Using a StringBuilder will help in some circumstances:
String res = "";
for (String s : ...) {
res = res + s;
}
(If the loop iterates many times then optimizing the above to use a StringBuilder could be worthwhile.)
But in other circumstances it is a waste of time:
String res = s1 + s2 + s3 + s4 + s5;
(It is a waste of time to optimize the above to use a StringBuilder because the Java compiler will automatically translate the expression into code that creates and uses a StringBuilder.)
You should only ever use a StringBuffer instead of a StringBuilder when the string needs to be accessed and/or updated by more than one thread; i.e. when it needs to be thread-safe.
But at what point should we change to StringBuilder?
The simple answer is to only do it when the profiler tells you that you have a performance problem in your string handling / processing.
Generally speaking, StringBuilders are used for building strings rather as the primary representation of the strings.
And what should we do, when we have to split it or to replace characters in there?
Then you have to review your decision to use a StringBuilder / StringBuffer as your primary representation at that point. And if it is still warranted you have to figure out how to do the operation using the API you have chosen. (This may entail converting to a String, performing the operation and then creating a new StringBuilder from the result.)

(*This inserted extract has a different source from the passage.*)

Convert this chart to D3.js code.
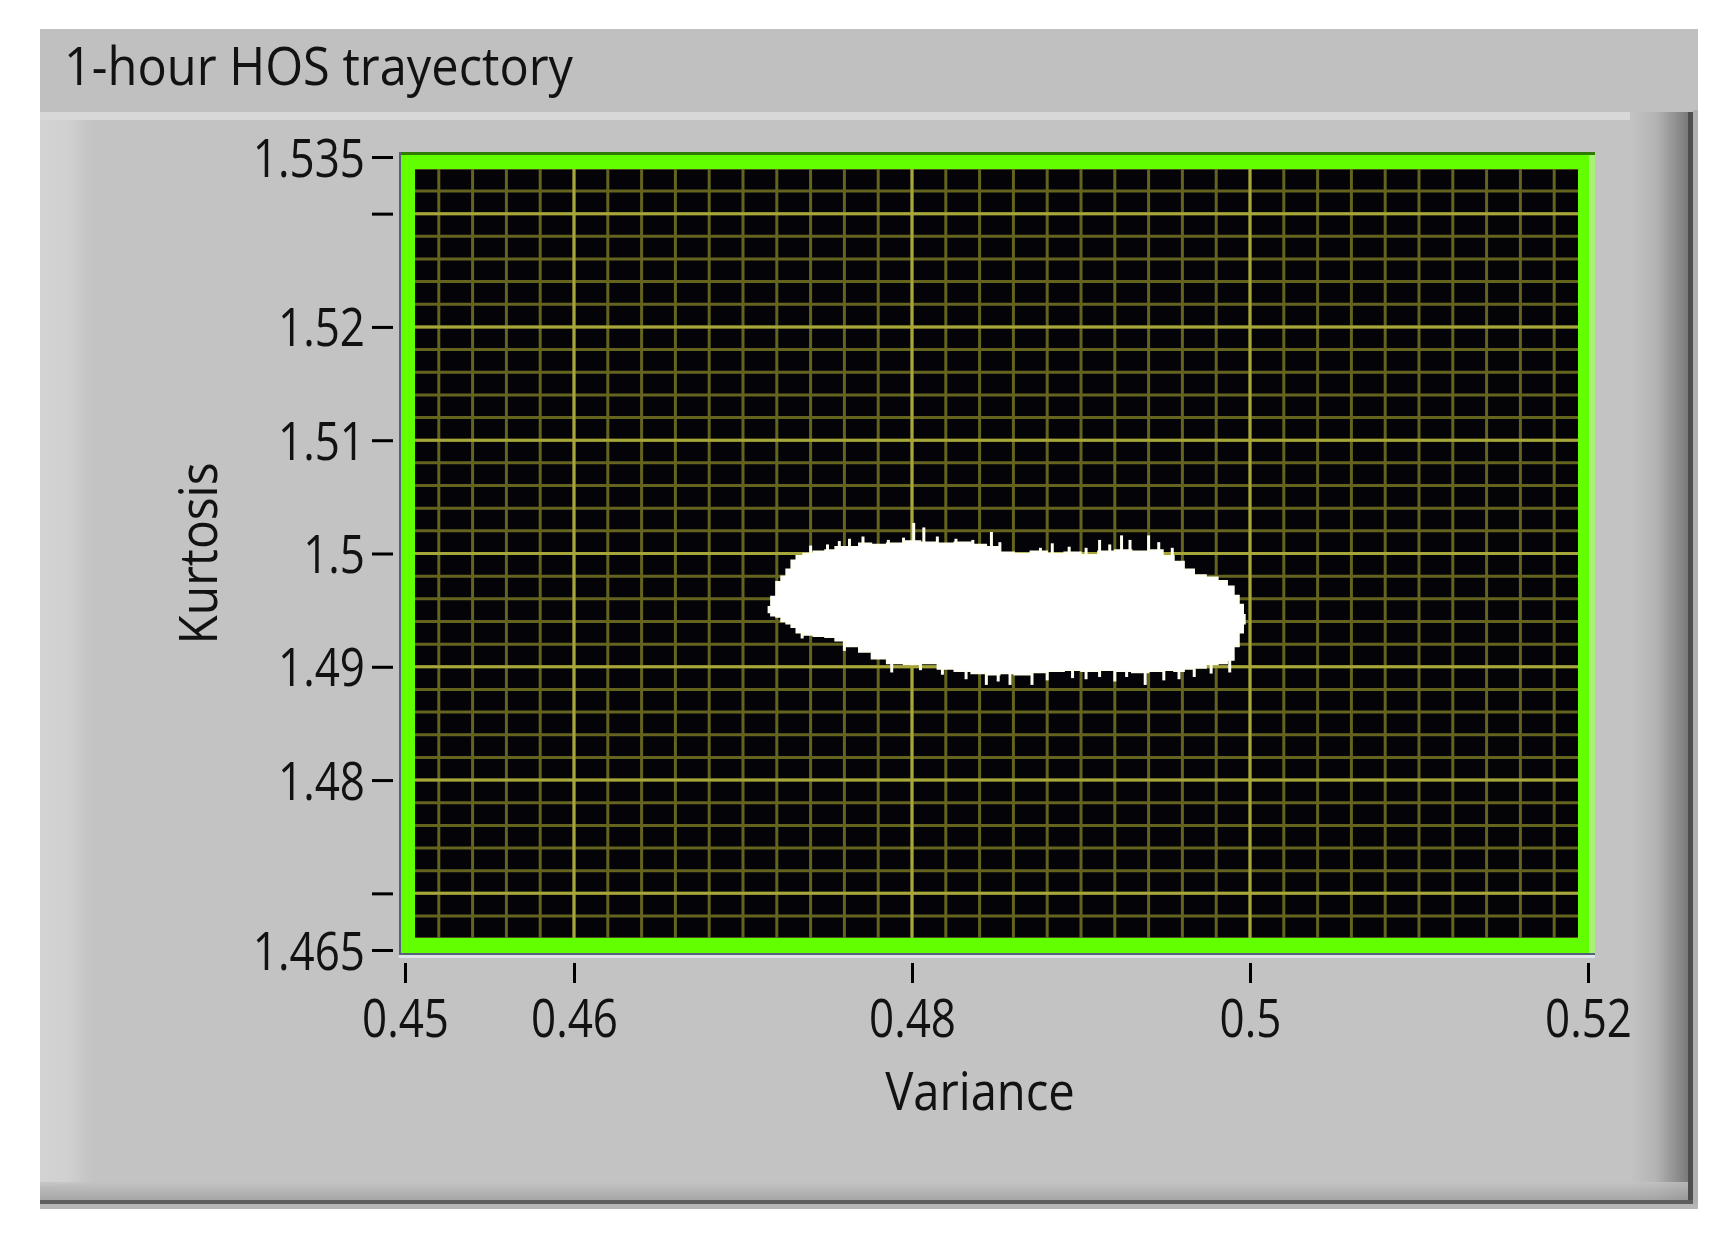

If you frequently modify the string, go with StringBuilder. Otherwise, if it's immutable anyway, go with String.
To answer your question on how to replace characters, check this out: http://download.oracle.com/javase/tutorial/java/data/buffers.html. StringBuilder operations is what you want.
Here's another good write-up on StringBuilder: http://www.yoda.arachsys.com/csharp/stringbuilder.html
If you need to lot of alter operations on your String, then you can go for StringBuilder. Go for StringBuffer if you are in multithreaded application.
Both a String and a StringBuilder use about the same amount of memory. Why do you think it is “much”?
If you have measured (for example with jmap -histo:live) that the classes [C and java.lang.String take up most of the memory in the heap, only then should you think further in this direction.
Maybe there are multiple strings with the same value. Then, since Strings are immutable, you could intern the duplicate strings. Don't use String.intern for it, since it has bad performance characteristics, but Google Guava's Interner.